The exercise:
Go through the data below line by line and count those containing the word "page". Reply with the count only.

Input data:
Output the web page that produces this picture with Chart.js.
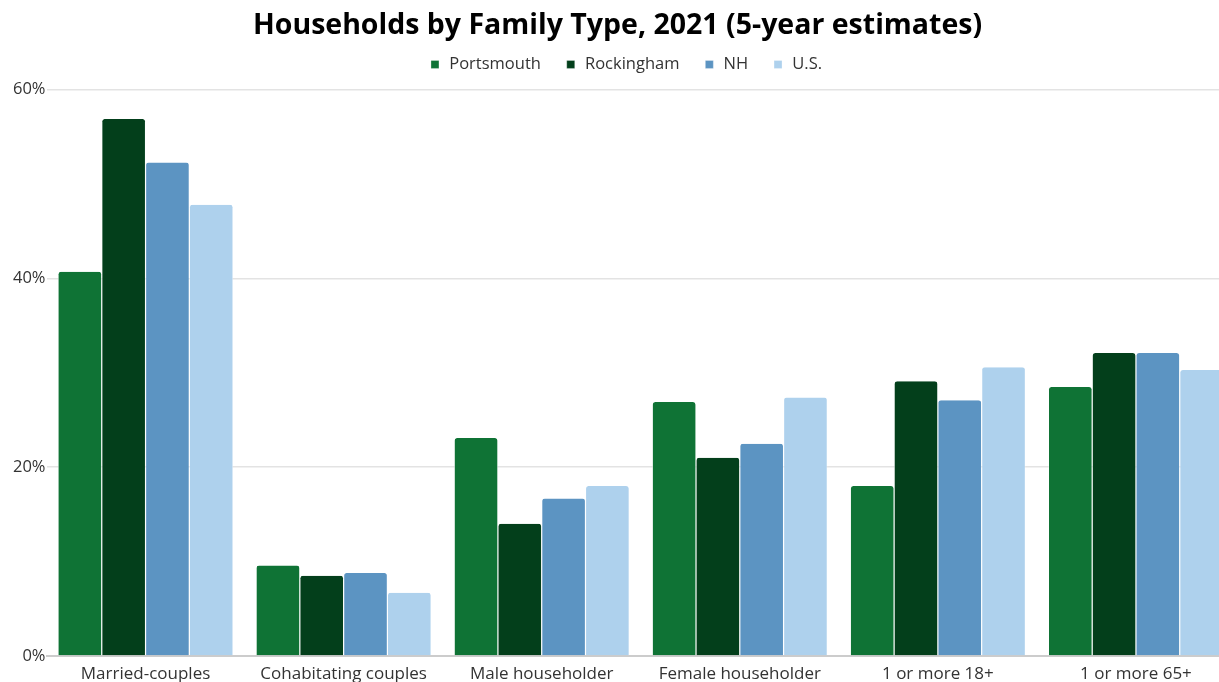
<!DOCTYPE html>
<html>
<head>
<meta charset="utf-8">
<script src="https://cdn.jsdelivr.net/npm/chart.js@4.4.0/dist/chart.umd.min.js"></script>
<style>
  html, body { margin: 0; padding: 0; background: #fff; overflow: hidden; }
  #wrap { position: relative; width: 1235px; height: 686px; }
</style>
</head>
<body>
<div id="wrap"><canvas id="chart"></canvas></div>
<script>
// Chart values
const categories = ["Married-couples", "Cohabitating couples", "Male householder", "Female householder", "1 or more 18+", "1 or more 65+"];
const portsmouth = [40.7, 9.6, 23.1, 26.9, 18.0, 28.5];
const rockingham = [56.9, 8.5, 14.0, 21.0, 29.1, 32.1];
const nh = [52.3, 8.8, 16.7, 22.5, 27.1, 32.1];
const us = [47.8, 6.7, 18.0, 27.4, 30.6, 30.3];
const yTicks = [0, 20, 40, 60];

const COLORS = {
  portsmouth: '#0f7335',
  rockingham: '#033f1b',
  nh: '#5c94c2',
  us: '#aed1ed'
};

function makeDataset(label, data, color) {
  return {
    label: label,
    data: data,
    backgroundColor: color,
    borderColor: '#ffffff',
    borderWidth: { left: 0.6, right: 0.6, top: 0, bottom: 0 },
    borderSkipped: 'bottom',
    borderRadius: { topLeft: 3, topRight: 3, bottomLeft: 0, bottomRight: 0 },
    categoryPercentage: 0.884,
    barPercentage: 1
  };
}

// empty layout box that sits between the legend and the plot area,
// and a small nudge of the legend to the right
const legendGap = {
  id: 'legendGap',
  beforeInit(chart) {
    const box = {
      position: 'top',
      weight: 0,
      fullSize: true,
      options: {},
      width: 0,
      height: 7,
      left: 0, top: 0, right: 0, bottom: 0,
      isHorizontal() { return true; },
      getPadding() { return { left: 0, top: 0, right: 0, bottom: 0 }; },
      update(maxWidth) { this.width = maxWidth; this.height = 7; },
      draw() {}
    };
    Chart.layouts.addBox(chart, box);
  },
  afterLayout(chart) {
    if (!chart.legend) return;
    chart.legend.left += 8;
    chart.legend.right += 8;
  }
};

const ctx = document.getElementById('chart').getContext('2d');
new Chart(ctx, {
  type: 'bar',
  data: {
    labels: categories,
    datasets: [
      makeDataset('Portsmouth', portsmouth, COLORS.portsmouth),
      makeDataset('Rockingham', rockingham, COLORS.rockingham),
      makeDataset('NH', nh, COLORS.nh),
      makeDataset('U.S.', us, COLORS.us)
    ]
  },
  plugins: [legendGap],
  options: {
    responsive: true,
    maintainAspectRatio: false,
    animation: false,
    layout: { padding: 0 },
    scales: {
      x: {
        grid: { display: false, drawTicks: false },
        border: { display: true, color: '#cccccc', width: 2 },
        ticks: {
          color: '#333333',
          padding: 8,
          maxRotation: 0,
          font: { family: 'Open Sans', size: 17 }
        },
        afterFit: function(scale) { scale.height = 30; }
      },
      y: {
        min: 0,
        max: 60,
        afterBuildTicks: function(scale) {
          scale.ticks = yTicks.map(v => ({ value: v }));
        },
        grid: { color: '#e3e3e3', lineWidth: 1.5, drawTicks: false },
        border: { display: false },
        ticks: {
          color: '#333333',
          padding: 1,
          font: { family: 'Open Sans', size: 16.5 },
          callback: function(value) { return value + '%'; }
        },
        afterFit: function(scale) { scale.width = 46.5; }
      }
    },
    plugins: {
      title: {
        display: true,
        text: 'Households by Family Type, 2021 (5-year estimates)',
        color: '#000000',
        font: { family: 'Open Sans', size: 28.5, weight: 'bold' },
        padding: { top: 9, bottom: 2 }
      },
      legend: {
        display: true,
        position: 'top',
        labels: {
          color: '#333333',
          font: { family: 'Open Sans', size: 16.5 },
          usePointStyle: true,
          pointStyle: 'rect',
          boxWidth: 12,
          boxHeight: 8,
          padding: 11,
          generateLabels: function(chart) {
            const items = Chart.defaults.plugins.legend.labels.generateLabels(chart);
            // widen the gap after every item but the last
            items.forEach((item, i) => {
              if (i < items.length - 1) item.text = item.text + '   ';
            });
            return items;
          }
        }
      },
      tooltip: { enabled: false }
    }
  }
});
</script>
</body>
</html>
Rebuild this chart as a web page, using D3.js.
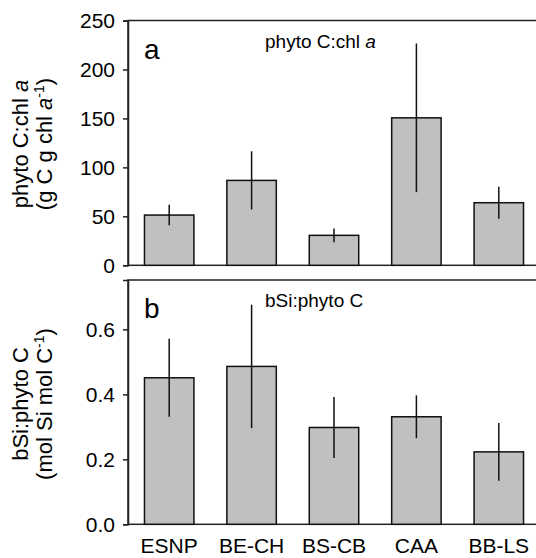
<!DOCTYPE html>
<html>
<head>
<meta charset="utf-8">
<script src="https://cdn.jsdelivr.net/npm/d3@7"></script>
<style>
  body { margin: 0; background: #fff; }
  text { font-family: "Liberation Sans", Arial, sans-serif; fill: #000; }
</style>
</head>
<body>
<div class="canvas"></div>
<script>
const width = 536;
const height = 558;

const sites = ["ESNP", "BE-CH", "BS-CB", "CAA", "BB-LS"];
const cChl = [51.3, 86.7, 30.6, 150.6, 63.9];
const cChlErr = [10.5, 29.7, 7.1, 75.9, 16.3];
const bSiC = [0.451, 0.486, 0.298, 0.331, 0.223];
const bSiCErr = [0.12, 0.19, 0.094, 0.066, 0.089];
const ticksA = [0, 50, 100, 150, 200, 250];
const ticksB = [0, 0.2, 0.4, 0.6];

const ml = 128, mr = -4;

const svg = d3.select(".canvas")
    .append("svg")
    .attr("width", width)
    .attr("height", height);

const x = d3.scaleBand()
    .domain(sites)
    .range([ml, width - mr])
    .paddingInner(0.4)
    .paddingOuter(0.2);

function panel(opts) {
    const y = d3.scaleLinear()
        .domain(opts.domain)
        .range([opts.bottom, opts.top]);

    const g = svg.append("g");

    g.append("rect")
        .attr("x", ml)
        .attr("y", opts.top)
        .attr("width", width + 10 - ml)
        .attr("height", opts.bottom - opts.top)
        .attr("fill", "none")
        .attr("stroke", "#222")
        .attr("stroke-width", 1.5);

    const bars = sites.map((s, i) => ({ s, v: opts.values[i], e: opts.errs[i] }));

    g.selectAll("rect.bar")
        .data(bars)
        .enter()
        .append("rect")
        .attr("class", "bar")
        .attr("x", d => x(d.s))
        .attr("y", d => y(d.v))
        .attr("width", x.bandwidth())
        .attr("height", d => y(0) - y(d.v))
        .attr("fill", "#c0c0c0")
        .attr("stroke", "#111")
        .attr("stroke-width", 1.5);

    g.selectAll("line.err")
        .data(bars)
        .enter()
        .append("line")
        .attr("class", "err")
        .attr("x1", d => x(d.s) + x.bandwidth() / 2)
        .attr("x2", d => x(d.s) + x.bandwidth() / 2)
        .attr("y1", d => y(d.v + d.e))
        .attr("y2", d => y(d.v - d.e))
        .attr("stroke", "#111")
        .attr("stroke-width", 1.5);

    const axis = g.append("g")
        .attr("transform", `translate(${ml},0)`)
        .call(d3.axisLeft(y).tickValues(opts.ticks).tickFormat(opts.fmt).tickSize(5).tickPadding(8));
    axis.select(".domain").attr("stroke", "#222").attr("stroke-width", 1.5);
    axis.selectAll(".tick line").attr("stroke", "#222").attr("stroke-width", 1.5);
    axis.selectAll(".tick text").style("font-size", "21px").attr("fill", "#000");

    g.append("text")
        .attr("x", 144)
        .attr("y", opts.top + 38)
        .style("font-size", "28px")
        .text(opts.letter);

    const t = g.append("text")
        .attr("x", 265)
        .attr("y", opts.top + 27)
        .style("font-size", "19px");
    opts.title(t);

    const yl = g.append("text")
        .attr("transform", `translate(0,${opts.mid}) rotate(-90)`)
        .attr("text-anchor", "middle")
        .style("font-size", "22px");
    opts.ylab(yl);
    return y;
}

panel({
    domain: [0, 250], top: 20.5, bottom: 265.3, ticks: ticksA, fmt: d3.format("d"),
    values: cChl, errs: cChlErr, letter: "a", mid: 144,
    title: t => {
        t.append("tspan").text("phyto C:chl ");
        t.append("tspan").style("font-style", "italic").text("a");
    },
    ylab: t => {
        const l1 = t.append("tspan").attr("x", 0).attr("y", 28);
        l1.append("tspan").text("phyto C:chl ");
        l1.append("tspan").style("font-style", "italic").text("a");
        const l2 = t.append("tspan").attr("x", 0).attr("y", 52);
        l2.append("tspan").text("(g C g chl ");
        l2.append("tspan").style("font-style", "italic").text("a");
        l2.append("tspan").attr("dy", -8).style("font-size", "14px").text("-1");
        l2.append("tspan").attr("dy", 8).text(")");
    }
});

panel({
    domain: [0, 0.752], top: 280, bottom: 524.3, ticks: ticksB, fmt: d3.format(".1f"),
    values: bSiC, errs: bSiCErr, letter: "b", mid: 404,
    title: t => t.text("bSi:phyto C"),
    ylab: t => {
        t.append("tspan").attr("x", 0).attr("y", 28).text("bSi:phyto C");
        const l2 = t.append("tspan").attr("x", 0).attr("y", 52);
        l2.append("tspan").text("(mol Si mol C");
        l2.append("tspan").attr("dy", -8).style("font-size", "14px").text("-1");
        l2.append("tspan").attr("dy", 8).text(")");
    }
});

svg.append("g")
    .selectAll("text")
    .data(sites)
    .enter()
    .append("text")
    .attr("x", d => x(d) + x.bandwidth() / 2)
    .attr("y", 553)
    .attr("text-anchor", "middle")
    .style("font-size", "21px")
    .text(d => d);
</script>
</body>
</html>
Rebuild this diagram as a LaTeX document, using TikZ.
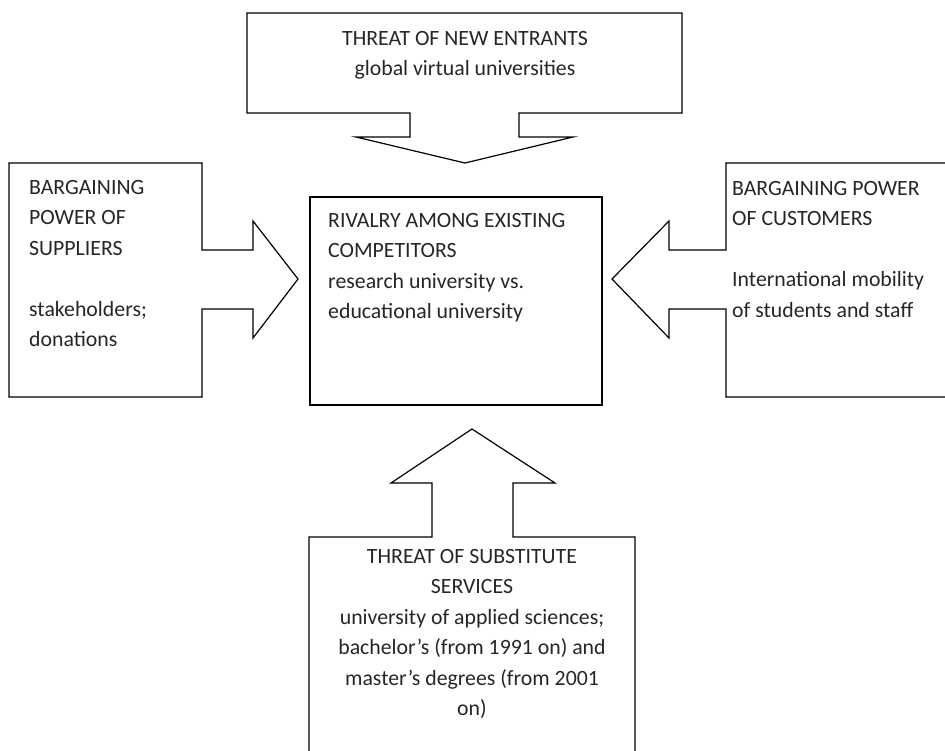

Answer to the task:
2